МБ: Любой разговор тет-а-тет происходит на уровне наших договоренностей. Но, когда мы идем к экспертам, благотворительным фондам и организациям, которые представляют эти группы, они могут говорить за целую группу. Внутри этой группы есть разные люди: кому-то обидно одно, кому-то — другое. Но в целом мы исходим из того, что называем этих людей в сторону необидности, нежели в сторону обидности.

СЛ: Если мы говорим, например, про людей с инвалидностью, то мы с помощью языка отчасти избавляемся от стигмы.

МБ: Ну да, мы убираем это клише: «инвалид», «колясочник», «шизофреник», «наркоман».
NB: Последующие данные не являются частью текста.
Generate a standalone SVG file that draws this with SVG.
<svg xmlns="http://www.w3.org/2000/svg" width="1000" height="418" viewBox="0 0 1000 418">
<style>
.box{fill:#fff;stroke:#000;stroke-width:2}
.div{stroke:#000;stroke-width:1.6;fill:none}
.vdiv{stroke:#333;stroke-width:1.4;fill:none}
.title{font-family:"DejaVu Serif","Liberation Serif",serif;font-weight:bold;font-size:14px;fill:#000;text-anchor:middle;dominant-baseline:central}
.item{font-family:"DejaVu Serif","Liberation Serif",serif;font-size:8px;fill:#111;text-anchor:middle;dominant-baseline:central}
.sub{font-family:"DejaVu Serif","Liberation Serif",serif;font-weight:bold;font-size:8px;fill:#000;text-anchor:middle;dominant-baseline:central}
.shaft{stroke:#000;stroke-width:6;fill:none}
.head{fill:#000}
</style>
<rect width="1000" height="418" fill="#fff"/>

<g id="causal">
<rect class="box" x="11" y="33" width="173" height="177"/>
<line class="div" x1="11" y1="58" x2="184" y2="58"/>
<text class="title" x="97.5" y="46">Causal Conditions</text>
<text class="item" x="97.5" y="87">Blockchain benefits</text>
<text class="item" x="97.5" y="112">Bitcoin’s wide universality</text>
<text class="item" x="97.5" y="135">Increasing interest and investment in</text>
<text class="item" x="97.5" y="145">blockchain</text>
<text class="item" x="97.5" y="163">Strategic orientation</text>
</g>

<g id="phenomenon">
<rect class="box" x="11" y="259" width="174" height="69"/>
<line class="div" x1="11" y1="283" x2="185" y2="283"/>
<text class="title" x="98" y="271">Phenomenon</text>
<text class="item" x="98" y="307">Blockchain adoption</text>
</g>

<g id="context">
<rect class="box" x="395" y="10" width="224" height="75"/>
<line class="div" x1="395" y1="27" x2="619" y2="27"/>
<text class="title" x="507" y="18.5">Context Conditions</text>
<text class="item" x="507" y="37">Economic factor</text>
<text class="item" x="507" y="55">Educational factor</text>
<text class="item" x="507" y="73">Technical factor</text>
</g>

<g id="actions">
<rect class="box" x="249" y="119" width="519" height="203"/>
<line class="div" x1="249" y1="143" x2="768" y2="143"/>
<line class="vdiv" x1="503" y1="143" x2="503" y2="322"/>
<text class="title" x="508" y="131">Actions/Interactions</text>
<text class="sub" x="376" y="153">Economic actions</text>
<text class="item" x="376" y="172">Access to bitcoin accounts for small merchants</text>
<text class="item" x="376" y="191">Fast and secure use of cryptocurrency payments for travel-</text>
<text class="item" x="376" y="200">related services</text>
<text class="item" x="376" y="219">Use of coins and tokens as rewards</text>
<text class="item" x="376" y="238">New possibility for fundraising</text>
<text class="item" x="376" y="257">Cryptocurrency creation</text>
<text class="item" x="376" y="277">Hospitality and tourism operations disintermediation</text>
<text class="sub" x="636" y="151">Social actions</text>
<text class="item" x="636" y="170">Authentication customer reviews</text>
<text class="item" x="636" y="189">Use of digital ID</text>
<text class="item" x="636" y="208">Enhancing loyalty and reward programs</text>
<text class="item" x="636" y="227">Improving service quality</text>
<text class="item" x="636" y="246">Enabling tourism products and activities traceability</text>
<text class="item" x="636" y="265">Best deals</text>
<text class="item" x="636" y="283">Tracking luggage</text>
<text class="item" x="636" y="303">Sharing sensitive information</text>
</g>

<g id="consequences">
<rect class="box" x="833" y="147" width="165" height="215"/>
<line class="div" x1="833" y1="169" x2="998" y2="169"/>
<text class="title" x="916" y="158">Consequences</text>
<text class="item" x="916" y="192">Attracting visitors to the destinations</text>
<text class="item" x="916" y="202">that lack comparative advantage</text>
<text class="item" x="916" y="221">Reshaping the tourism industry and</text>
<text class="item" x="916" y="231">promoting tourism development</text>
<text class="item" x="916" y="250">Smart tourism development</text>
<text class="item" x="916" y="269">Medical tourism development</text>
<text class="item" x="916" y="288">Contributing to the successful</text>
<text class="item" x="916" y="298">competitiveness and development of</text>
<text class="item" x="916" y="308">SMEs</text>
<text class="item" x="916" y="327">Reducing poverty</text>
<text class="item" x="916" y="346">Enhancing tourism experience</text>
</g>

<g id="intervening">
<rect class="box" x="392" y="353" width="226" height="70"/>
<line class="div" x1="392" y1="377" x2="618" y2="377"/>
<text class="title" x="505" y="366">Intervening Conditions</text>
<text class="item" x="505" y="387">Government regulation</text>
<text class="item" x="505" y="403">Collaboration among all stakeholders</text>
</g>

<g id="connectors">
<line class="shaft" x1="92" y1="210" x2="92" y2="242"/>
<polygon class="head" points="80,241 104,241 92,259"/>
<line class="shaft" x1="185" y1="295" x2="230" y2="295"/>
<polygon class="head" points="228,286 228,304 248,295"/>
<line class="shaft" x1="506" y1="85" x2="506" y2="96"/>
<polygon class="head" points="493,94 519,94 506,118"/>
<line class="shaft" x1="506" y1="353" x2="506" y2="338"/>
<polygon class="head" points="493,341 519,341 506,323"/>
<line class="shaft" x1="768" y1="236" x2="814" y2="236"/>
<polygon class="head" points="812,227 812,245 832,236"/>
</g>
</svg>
Ты взял одно существительное и упаковал в него человека. А это только часть его личности.

Помимо того, что он имеет диагноз, у него еще куча других ипостасей. Мы не ставим клеймо. Мы отходим от этого и говорим уважительно.

В Америке ввели African Americans вместо n-word, которое даже в России уже скоро будет неприлично говорить, и ничего, никто не треснул. Это пример насилия над языком, пример ограничения свободы слова, но есть политическая воля, и она меняет язык здесь и сейчас. Это не значит, что пропадает проблема, но это шаг на пути к этому.
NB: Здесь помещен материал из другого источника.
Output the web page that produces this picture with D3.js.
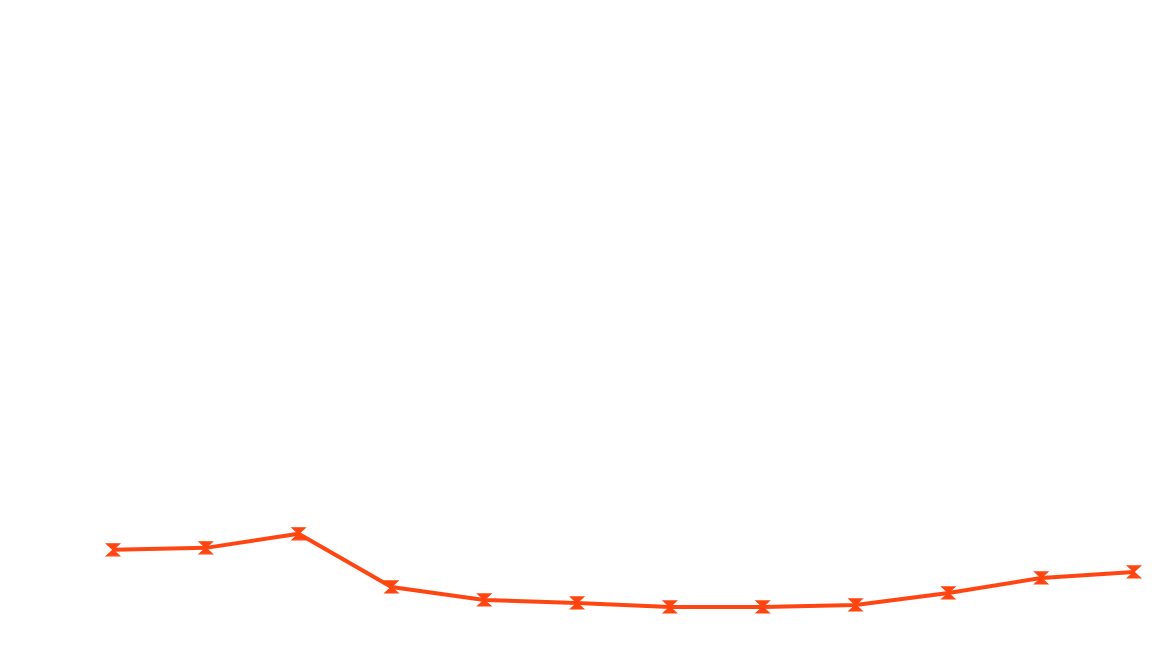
<!DOCTYPE html>
<html>
<head>
<meta charset="utf-8">
<script src="https://cdn.jsdelivr.net/npm/d3@7"></script>
<style>
	body { margin: 0; background: #fff; }
	svg { display: block; }
</style>
</head>
<body>
<div id="chart"></div>
<script>
// values (no axes shown, arbitrary units)
var categories = ['1', '2', '3', '4', '5', '6', '7', '8', '9', '10', '11', '12'];
var values = [9.1, 9.3, 10.7, 5.4, 4.1, 3.8, 3.4, 3.4, 3.6, 4.8, 6.3, 6.9];

var W = 1172, H = 658;
var margin = {top: 0, right: 38, bottom: 17, left: 113};
var lineColor = '#ff4511';

var svg = d3.select('#chart').append('svg')
	.attr('width', W)
	.attr('height', H);

var x = d3.scalePoint()
	.domain(categories)
	.range([margin.left, W - margin.right])
	.padding(0);

var y = d3.scaleLinear()
	.domain([0, 64])
	.range([H - margin.bottom, margin.top]);

var line = d3.line()
	.x(function(d, i) { return x(categories[i]); })
	.y(function(d) { return y(d); });

svg.append('path')
	.datum(values)
	.attr('fill', 'none')
	.attr('stroke', lineColor)
	.attr('stroke-width', 4)
	.attr('stroke-linejoin', 'round')
	.attr('d', line);

// hourglass markers
var hourglass = 'M-6.5,-6H6.5L0,0L6.5,6H-6.5L0,0Z';
svg.selectAll('path.marker')
	.data(values)
	.enter().append('path')
	.attr('class', 'marker')
	.attr('transform', function(d, i) { return 'translate(' + x(categories[i]) + ',' + y(d) + ')'; })
	.attr('d', hourglass)
	.attr('fill', lineColor)
	.attr('stroke', lineColor)
	.attr('stroke-width', 1.2)
	.attr('stroke-linejoin', 'miter');
</script>
</body>
</html>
СЛ: А у нас есть какие-нибудь похожие примеры?

АП: У нас есть четыре корня, которые запрещено употреблять без маркировки 18+. По сути, это то же самое. Как это можно проверить? Это слова, которые я не могу произнести публично, даже в качестве языкового примера, в качестве цитаты.

ПМ: А что делать с тем, что слова «портятся»? Окей, мы сейчас называем человека не «инвалид», а «человек с инвалидностью». Но если в обществе есть негативное отношению к этому, через некоторое время это будет тоже слово, обвешанное отрицательными смыслами.
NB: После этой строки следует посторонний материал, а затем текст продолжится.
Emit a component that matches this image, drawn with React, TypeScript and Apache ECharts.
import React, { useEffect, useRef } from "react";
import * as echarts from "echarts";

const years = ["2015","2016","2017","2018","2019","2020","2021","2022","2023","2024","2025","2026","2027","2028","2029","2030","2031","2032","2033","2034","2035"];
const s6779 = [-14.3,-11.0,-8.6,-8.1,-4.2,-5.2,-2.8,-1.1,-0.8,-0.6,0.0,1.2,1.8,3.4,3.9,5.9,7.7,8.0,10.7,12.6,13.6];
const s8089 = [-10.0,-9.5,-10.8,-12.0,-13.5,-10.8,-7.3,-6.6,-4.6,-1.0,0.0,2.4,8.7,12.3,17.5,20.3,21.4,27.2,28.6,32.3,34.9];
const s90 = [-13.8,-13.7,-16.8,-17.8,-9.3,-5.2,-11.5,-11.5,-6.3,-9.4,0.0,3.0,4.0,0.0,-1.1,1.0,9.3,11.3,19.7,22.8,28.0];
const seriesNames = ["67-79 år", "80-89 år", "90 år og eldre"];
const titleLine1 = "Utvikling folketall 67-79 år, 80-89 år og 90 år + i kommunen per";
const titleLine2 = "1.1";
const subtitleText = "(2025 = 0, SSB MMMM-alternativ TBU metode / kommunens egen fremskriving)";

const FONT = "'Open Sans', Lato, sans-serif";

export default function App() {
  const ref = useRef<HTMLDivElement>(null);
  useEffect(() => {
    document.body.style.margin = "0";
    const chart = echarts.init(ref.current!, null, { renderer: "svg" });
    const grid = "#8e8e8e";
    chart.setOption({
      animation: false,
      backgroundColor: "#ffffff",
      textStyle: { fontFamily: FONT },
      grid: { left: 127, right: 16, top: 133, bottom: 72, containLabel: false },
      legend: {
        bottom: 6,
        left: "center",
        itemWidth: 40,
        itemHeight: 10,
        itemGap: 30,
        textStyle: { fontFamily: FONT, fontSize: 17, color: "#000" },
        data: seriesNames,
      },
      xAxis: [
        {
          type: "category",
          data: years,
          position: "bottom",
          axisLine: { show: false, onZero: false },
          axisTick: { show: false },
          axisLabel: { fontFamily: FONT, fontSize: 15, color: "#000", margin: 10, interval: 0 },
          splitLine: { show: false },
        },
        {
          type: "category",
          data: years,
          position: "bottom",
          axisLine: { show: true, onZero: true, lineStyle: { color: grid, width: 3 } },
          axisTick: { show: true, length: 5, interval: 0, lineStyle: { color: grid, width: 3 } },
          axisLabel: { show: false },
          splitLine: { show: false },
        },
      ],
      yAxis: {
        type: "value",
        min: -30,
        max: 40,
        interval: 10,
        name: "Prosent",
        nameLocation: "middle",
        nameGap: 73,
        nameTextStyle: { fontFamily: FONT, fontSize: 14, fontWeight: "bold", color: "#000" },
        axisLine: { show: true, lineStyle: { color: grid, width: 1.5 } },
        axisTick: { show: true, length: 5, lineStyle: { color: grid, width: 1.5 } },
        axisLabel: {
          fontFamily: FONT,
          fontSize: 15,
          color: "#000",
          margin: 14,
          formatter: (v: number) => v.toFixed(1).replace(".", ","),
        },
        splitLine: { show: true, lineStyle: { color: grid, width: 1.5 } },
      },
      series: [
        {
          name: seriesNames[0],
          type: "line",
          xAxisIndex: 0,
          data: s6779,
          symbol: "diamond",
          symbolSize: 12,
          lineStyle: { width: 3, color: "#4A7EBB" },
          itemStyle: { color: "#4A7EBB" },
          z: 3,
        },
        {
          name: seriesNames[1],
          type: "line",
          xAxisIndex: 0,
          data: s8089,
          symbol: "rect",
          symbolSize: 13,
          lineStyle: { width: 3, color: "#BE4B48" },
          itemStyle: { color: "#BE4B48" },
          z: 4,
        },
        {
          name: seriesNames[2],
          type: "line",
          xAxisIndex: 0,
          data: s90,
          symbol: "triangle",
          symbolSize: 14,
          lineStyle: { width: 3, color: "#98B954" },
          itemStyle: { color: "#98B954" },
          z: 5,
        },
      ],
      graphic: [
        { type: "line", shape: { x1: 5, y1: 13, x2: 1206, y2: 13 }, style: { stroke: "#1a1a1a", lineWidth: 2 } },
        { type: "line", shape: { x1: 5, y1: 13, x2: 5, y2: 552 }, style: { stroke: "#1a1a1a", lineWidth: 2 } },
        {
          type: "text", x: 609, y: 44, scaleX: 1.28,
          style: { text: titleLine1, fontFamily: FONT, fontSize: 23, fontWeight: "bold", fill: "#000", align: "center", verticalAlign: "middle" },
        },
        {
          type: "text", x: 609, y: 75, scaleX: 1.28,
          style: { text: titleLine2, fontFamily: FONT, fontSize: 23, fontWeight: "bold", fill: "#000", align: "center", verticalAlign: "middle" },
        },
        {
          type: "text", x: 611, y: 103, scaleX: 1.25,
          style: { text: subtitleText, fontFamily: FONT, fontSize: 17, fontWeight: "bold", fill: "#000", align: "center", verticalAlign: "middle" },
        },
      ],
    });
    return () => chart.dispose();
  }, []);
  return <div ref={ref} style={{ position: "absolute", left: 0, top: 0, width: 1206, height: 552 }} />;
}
МБ: Конечно, общественные процессы влияют на слова и на их окраску. Одна из распространенных претензий к толерантному языку в том, что говорят: «Какая разница, как мы называем, пандусов все равно нет». Здесь, на мой взгляд, какая-то ложная дихотомия: можно делать и то, и то. Можно и нужно и строить пандус, и называть человека гуманно и этично. Если ты переводишь «Ночлежке» 100 рублей каждый месяц, то очень странно, если при этом ты называешь людей, которые живут на улице, «бомжами», а не «бездомными». Потому что «Ночлежка» как раз топит за слово «бездомный».

СЛ: У нас как раз был в гостях Гриша Свердлин. Он нам рассказывал, что большая часть информационной кампании «Ночлежки» была посвящена тому, чтобы исключить из обихода слово «бомж» и чтобы оно заменялось словом «бездомный». Но это же невозможно, как выключатель, взять и вырубить.

МБ: Конечно, невозможно.

Саша Ливергант

АП: Но это можно, во всяком случае, отрефлексировать. Есть очень простой лингвистический тест, который позволяет выявить, что мы ощущаем в связи с теми или иными словами. Берете грубое слово и подставляете его в конструкцию «Х есть Х»: «бомж есть бомж». Что вы при этом чувствуете, какие у вас возникают ассоциации? Если вы чувствуете, что это тоже несет много неприятных коннотаций, то вам имеет смысл задуматься о том, чтобы это слово не употреблять.

МБ: Кстати, есть еще другое мысленное упражнение, которое очень хорошо работает с корректным языком, — когда словом можно обругать, назвать человека в переносном смысле. Например, «ты одет, как бомж», «ты что, слепой?», «ты что, инвалид вообще?», «ты что, шизофреник, что ты несешь?» и так далее. Значит, в этих словах уже есть такая сильная окраска, что мы называем этим словом не явление, которое было изначально.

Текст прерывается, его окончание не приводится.